A Traveler’s Needs runs at the Lincoln Center from November 21st to 28th.
A Real Pain (dir. Jesse Eisenberg) – Skip it…
Jesse Eisenberg’s sophomore feature has a great premise: two cousins, one nerdy and rigid (Jesse Eisenberg, obviously), the other quirky and carefree (Kieran Culkin), go on a tour of Poland together, as was their recently-deceased grandmother’s wish. The supporting cast of fellow travelers is fun too, notably Will Sharpe as their scholarly tour guide and Jennifer Grey as a MILF Benji (Culkin) hits on as a running bit. To his credit, Eisenberg gets excellent performances out of them all, with Culkin’s introspectivity stealing the show. It’s the writing itself that drags the movie down: the script is extremely cloying, and odd bits of sickly-sweet sentimentality come from nowhere.
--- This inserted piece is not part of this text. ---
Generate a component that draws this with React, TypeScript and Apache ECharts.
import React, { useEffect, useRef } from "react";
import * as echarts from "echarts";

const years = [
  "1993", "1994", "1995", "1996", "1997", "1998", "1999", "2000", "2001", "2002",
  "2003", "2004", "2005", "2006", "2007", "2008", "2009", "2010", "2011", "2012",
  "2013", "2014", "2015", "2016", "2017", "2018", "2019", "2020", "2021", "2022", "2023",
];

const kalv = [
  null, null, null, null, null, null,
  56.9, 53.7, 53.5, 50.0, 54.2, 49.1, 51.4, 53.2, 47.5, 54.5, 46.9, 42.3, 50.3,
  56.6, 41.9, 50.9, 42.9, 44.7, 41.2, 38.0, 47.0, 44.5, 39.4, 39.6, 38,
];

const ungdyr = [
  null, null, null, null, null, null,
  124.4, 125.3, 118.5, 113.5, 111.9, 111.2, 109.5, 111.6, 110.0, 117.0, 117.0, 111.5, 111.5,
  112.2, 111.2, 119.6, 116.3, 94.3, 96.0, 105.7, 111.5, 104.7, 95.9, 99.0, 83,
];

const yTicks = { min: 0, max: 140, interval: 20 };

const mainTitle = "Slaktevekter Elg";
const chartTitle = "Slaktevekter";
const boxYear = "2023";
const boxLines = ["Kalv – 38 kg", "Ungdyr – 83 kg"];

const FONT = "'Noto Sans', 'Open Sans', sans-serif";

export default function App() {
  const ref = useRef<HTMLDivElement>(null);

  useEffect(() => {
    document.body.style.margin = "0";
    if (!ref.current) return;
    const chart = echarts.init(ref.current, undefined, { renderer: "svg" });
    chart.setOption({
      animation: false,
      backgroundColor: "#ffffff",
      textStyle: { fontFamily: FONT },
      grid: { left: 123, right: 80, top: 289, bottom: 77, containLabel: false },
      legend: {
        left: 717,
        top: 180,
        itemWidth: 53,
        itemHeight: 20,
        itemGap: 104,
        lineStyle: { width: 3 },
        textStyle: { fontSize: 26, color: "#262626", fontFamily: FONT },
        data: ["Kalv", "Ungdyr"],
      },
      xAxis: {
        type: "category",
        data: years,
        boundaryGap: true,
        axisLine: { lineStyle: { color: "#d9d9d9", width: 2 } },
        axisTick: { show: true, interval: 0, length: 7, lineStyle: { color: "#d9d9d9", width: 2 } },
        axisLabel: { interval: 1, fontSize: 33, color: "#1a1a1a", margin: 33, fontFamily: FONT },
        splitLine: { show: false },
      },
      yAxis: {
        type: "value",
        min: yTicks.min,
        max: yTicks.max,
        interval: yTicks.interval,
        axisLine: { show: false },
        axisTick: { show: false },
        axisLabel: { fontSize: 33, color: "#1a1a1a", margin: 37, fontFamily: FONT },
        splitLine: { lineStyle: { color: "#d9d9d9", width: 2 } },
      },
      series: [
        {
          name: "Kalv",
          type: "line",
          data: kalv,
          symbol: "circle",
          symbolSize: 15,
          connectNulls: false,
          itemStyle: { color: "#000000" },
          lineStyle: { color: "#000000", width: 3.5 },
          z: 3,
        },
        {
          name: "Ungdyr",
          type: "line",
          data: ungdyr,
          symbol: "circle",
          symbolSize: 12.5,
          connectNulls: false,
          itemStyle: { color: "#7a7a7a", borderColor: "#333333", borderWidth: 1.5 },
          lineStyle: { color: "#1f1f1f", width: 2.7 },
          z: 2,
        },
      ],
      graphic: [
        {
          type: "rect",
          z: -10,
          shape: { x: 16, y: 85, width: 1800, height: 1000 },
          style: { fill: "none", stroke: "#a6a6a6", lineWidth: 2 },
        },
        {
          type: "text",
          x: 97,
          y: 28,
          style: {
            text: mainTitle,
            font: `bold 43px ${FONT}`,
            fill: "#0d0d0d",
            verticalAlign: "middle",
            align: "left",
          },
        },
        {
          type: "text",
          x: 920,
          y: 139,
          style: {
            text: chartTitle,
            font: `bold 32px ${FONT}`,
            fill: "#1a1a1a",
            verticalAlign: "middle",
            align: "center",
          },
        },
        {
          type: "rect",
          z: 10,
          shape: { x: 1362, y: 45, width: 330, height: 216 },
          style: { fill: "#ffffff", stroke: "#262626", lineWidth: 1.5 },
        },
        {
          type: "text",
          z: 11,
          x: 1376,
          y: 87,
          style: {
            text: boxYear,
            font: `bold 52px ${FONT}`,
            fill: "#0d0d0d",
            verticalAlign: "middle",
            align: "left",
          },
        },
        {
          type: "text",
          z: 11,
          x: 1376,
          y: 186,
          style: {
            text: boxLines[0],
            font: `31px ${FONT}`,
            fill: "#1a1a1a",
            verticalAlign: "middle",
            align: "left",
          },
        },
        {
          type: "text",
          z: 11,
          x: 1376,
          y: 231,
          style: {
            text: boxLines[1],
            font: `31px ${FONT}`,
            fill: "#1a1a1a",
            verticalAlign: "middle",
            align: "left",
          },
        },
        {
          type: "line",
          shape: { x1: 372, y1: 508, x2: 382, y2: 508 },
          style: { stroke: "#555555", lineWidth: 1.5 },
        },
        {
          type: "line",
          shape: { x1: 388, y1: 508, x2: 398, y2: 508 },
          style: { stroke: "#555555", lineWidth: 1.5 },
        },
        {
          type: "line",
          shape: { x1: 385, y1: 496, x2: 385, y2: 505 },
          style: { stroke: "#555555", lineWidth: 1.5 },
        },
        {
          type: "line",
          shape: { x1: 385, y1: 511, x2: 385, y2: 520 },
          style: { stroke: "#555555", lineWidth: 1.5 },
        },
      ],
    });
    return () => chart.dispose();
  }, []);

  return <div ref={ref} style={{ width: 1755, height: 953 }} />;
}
There’s a glimmer of a five-star film somewhere in here; Eisenberg definitely needs a co-writer next time. You can skip seeing this one in the theaters, but if you’re movie-less post-Thanksgiving-dinner, it’s a good one to watch with your mom.
A Real Pain is in limited theaters and on digital demand now.
Queer (dir. Luca Guadagnino) – SEE IT!
Before Luca Guadagnino’s Queer, there was only one film based on the notoriously unadaptable work of William S. Burroughs: David Cronenberg’s Naked Lunch. Coincidentally, both Queer and Naked Lunch are some of the best work of both directors. In order to put Burroughs’s paltry 160-page novella to screen, screenwriter Justin Kurtizskes (of Challengers fame) mixed parts of the author’s life with the story of the book itself, turning it into a pseudo-biopic. The film is ostensibly a love story between Lee (Daniel Craig), and the much younger object of his infatuation, Allerton (Drew Starkey). It definitely succeeds in this aspect: Daniel Craig plays Lee’s sweaty longing so effortlessly and expertly he melts into the character completely. Queer, however, transforms into an exploration of Burroughs as a person and a treatise on the concept of love. Cinematographer Sayombhu Mukdeeprom (also of Challengers fame, and Memoria, and Call Me By Your Name, and Trap, among others) masterfully oscillates between capturing grounded romance and lofty fantasy sequences with equal reverence, making Queer one of the most beautiful-looking films of the year. Luca Guadagnino often mentions the fact he’s been wanting to adapt Queer since he was 19, though it took until now for it to materialize. But this couldn’t have been made any sooner: it feels as though everything Guadagnino made was leading up to this film.